### Problem description:
Write the lines out again, from the top of the material to the line containing "const circleRY = 1.62;", pictures excluded.

# START OF Information provided

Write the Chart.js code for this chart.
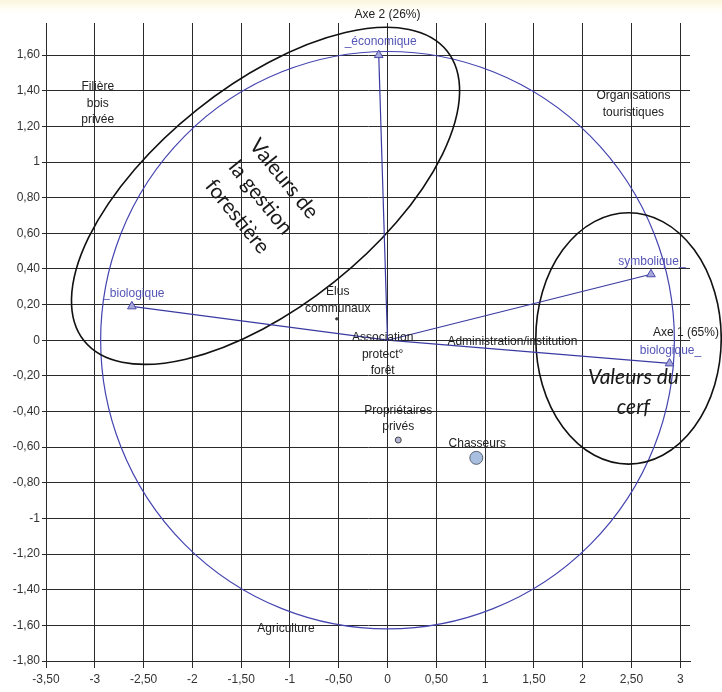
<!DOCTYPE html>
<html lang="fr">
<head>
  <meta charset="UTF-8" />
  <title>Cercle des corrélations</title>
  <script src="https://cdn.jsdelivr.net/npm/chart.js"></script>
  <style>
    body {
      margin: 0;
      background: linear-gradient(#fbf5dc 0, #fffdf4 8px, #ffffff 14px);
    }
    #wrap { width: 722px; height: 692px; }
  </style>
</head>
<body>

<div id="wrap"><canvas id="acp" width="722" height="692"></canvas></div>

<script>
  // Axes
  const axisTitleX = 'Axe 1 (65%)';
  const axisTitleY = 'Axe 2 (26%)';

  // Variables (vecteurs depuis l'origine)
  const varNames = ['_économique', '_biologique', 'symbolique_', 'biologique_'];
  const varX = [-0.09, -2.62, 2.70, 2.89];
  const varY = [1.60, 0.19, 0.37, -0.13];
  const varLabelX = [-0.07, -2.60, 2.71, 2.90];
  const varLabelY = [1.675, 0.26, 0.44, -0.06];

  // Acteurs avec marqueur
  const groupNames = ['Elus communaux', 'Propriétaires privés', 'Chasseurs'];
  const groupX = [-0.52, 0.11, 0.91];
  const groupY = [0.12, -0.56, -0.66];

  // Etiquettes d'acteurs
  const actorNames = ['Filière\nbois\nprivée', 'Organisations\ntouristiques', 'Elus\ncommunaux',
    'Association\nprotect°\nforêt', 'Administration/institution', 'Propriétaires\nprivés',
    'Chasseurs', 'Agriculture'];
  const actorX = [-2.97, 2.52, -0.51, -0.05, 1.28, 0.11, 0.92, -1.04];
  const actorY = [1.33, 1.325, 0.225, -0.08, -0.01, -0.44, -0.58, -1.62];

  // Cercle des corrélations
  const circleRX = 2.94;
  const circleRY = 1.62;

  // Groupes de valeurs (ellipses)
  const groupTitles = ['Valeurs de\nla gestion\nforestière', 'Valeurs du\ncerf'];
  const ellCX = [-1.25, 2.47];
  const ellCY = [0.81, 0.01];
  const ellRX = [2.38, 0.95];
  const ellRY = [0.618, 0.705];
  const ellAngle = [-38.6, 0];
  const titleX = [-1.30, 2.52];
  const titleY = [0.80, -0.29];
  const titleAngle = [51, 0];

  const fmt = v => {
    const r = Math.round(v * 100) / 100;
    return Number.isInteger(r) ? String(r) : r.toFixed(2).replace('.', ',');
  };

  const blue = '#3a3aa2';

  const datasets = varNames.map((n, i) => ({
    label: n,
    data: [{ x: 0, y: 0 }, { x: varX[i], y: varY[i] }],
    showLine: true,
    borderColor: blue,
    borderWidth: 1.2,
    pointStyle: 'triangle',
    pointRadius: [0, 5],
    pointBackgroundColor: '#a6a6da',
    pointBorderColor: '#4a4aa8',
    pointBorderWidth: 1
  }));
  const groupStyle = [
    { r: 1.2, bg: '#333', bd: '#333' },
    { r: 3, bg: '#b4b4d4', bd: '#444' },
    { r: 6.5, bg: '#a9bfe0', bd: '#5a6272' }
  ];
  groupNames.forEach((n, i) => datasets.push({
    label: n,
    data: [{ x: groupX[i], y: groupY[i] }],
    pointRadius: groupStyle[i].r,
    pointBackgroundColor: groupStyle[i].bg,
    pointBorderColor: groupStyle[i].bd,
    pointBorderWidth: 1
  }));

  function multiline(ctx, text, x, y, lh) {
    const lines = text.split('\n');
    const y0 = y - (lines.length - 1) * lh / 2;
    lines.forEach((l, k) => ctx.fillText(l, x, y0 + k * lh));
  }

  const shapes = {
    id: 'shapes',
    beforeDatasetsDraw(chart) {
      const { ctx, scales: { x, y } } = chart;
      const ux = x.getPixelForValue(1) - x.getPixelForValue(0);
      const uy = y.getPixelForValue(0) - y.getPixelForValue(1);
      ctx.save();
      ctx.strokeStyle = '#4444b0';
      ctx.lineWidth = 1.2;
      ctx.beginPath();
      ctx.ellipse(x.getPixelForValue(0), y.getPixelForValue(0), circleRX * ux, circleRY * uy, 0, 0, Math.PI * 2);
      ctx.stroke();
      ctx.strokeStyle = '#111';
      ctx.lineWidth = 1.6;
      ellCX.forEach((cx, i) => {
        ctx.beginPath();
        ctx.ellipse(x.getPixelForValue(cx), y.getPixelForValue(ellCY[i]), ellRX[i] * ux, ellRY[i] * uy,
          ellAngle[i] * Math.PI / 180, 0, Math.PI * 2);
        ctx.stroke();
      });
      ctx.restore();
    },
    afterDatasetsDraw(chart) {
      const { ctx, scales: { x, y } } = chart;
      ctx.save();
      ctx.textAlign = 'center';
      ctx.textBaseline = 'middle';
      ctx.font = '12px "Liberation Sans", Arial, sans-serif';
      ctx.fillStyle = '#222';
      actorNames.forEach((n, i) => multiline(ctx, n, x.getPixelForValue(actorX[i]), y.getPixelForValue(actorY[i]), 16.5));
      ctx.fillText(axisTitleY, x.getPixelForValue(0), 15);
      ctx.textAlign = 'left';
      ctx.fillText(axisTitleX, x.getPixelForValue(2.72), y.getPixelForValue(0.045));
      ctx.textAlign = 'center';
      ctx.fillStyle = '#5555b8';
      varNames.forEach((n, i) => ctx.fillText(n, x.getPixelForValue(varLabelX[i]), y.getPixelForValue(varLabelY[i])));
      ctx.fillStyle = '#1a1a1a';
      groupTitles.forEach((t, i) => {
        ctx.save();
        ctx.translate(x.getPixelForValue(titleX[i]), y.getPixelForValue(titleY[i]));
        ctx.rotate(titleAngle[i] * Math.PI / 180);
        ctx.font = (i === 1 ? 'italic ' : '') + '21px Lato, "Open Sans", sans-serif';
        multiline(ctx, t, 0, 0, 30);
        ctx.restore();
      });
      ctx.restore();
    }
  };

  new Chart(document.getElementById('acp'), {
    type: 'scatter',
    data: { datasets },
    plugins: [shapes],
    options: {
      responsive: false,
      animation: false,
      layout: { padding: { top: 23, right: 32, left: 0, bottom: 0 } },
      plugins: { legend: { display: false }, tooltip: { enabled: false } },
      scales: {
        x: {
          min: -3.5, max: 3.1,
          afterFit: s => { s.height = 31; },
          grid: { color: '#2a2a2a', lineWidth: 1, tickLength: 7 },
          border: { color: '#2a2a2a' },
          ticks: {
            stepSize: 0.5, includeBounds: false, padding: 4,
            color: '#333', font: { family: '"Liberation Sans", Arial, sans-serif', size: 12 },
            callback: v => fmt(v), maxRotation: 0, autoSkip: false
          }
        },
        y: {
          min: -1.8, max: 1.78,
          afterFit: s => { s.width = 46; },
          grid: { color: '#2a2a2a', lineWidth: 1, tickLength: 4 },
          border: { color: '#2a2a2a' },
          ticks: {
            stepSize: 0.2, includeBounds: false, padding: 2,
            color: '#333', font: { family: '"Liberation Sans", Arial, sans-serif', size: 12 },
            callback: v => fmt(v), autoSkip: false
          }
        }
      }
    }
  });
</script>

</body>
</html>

# END OF Information provided

### Solution to this task:
Write the Chart.js code for this chart.
<!DOCTYPE html>
<html lang="fr">
<head>
  <meta charset="UTF-8" />
  <title>Cercle des corrélations</title>
  <script src="https://cdn.jsdelivr.net/npm/chart.js"></script>
  <style>
    body {
      margin: 0;
      background: linear-gradient(#fbf5dc 0, #fffdf4 8px, #ffffff 14px);
    }
    #wrap { width: 722px; height: 692px; }
  </style>
</head>
<body>

<div id="wrap"><canvas id="acp" width="722" height="692"></canvas></div>

<script>
  // Axes
  const axisTitleX = 'Axe 1 (65%)';
  const axisTitleY = 'Axe 2 (26%)';

  // Variables (vecteurs depuis l'origine)
  const varNames = ['_économique', '_biologique', 'symbolique_', 'biologique_'];
  const varX = [-0.09, -2.62, 2.70, 2.89];
  const varY = [1.60, 0.19, 0.37, -0.13];
  const varLabelX = [-0.07, -2.60, 2.71, 2.90];
  const varLabelY = [1.675, 0.26, 0.44, -0.06];

  // Acteurs avec marqueur
  const groupNames = ['Elus communaux', 'Propriétaires privés', 'Chasseurs'];
  const groupX = [-0.52, 0.11, 0.91];
  const groupY = [0.12, -0.56, -0.66];

  // Etiquettes d'acteurs
  const actorNames = ['Filière\nbois\nprivée', 'Organisations\ntouristiques', 'Elus\ncommunaux',
    'Association\nprotect°\nforêt', 'Administration/institution', 'Propriétaires\nprivés',
    'Chasseurs', 'Agriculture'];
  const actorX = [-2.97, 2.52, -0.51, -0.05, 1.28, 0.11, 0.92, -1.04];
  const actorY = [1.33, 1.325, 0.225, -0.08, -0.01, -0.44, -0.58, -1.62];

  // Cercle des corrélations
  const circleRX = 2.94;
  const circleRY = 1.62;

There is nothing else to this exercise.